Back in 2005, I wandered into a screening of Greg Mclean’s Wolf Creek to discover that I was the only person in the cinema. What followed was a visceral horror experience that I loved and hated at the same time. Nine years later, John Jarratt’s iconic serial killer Mick Taylor is back and unfortunately, the shock value has gone and for horror fans it’s more of the same.

Wolf Creek 2 opens with everyone’s favourite ocker pig hunting psycho encountering a pair of highway patrol police. With Mick in the interesting position of the bully being bullied, I was hopeful for a change of direction in the franchise with the killer switched into the protagonist role, or at least being portrayed as the underdog.

An exploding head or two later, it became clear that this was not to be, as the audience was instead taken back to familiar territory, both figuratively and literally.

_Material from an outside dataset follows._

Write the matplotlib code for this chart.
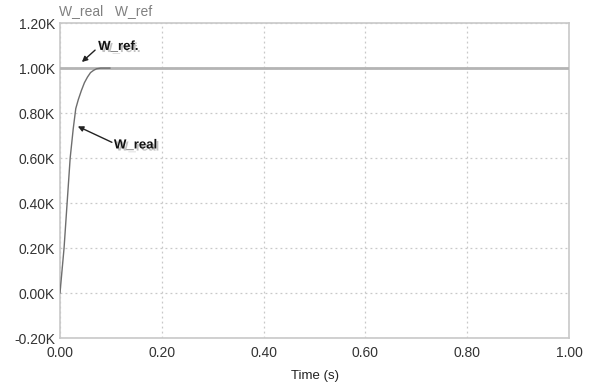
import matplotlib
matplotlib.use("Agg")
import matplotlib.pyplot as plt
import matplotlib.patheffects as pe
from matplotlib.ticker import FuncFormatter

# Data (values in K)
t_ref = [0.0, 1.0]
w_ref = [1.0, 1.0]
t_real = [0.0, 0.004, 0.008, 0.014, 0.020, 0.026, 0.031, 0.036, 0.042, 0.048,
          0.054, 0.060, 0.066, 0.072, 0.080, 0.090, 0.098]
w_real = [0.0, 0.10, 0.20, 0.40, 0.60, 0.73, 0.82, 0.86, 0.90, 0.935,
          0.96, 0.98, 0.99, 0.997, 1.0, 1.0, 1.0]
x_ticks = [0.0, 0.2, 0.4, 0.6, 0.8, 1.0]
y_ticks = [-0.2, 0.0, 0.2, 0.4, 0.6, 0.8, 1.0, 1.2]

plt.rcParams['font.family'] = ['Liberation Sans', 'DejaVu Sans']

fig = plt.figure(figsize=(5.91, 3.85), dpi=100)
ax = fig.add_axes([0.1015, 0.122, 0.8613, 0.818])

ax.plot(t_ref, w_ref, color='#b4b4b4', lw=2.0, zorder=3)
ax.plot(t_real, w_real, color='#6e6e6e', lw=1.0, zorder=4)

ax.set_xlim(0, 1.0)
ax.set_ylim(-0.2, 1.2)
ax.set_xticks(x_ticks)
ax.set_yticks(y_ticks)
ax.xaxis.set_major_formatter(FuncFormatter(lambda v, p: f"{v:.2f}"))
ax.yaxis.set_major_formatter(FuncFormatter(lambda v, p: f"{v:.2f}K"))
ax.tick_params(axis='y', length=0, labelsize=10, labelcolor='#333333', pad=3.5)
ax.tick_params(axis='x', length=0, labelsize=10, labelcolor='#333333', pad=6)
ax.grid(True, color='#c8c8c8', linestyle=(0, (1.5, 2.5)), lw=0.9)
for s in ax.spines.values():
    s.set_color('#c8c8c8')
    s.set_linewidth(1.2)

ax.set_xlabel('Time (s)', fontsize=9.5, color='#222222', labelpad=7)

fig.text(0.100, 0.972, 'W_real   W_ref', fontsize=10, color='#808080', ha='left', va='center')

shadow = [pe.withSimplePatchShadow(offset=(1.5, -1.5), shadow_rgbFace='#999999', alpha=0.6)]
arrow = dict(arrowstyle='-|>', color='#222222', lw=1.0, mutation_scale=8, shrinkA=0, shrinkB=0)

ax.annotate('', xy=(0.043, 1.027), xytext=(0.069, 1.080), arrowprops=arrow)
ax.text(0.075, 1.094, 'W_ref.', fontsize=9.5, fontweight='bold', color='#111111',
        ha='left', va='center', path_effects=shadow)

ax.annotate('', xy=(0.035, 0.741), xytext=(0.102, 0.670), arrowprops=arrow)
ax.text(0.106, 0.656, 'W_real', fontsize=9.5, fontweight='bold', color='#111111',
        ha='left', va='center', path_effects=shadow)

fig.savefig('out.png', dpi=100)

Remember that point in the Elm Street series where Freddy Kruger jumped the shark and transformed from a mysterious killer into a wisecracking comedy character? I would place it somewhere between the third and fourth instalments. With Wolf Creek 2, Taylor has already become a walking and talking cliche. Swear a bit then stab someone in the spine. Decapitate a backpacker and give us your catchphrase. Repeat ad nauseum for 106 minutes and you have yourself a box office hit.

As our doomed tourists, Shannon Ashlyn, Phillipe Klaus and Ryan Corr are perfectly fine, although a lack of introduction time meant that I cared very little when the stabby stabby stuff began. The charismatic Jarratt once again disappears completely into his most famous character to date. With his unnerving laugh and hatred for all things carrying a backpack, Mick Taylor deserves a better second outing.

For the majority of the film, there is simply no tension. The claret flows freely but besides a few wincing moments of gore, there is little to make you want to watch through your fingers, unlike the original. A road chase scene harking back to Steven Spielberg’s Duel and the final twenty minutes which involves a pub quiz with the highest stakes ever are suggestive of a much more terrifying experience that I would have preferred to see.